Your question is a little unclear as the title asks for an algorithm, but you also ask for a data structure. I will describe what I did with a similar issue, dealing with music.
The way I approached it was with a series of string transformations that produced a string with as much ambiguity removed as possible.
A few of the rules:
- Remove all whitespace
- Change all non-ASCII letters to ASCII equivalents. (ö -> o)
- Change everything to uppercase
- If a comma is encountered, swap the right side of the common with the left
- Remove common words like "the", "of", etc.
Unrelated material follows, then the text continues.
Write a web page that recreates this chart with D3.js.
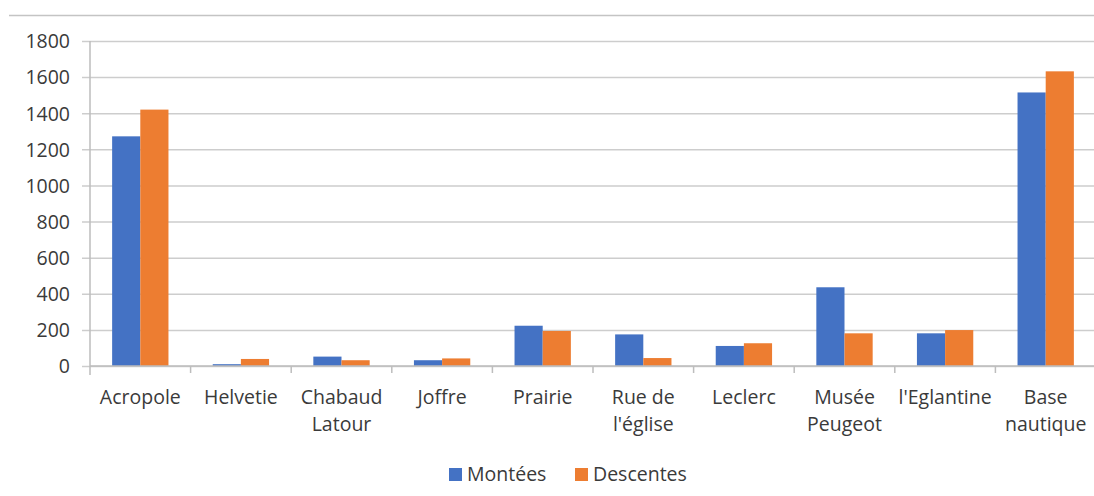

- Change Roman numerals to Arabic ("VII" -> 7)
So I'd end up with:
Blue Öyster Cult -> BLUEOYSTERCULT
Amos, Tori -> TORIAMOS
The Red Hot Chili Peppers -> REDHOTCHILIPEPPERS
I then used that for all comparisons, though it was never exposed to the user. In my case, I just used this as the identifier.
The rules were necessarily a bunch of heuristics developed by experimenting with real CDDB data. It obviously wasn't guaranteed to be foolproof, but it wasn't that hard to find a set that worked most of the time.
Your issue isn't quite the same. Remakes will be a problem because your titles will match. That might be partially solvable by looking for dates in the title ("Total Recall (2013)") but I suspect that data will often be missing.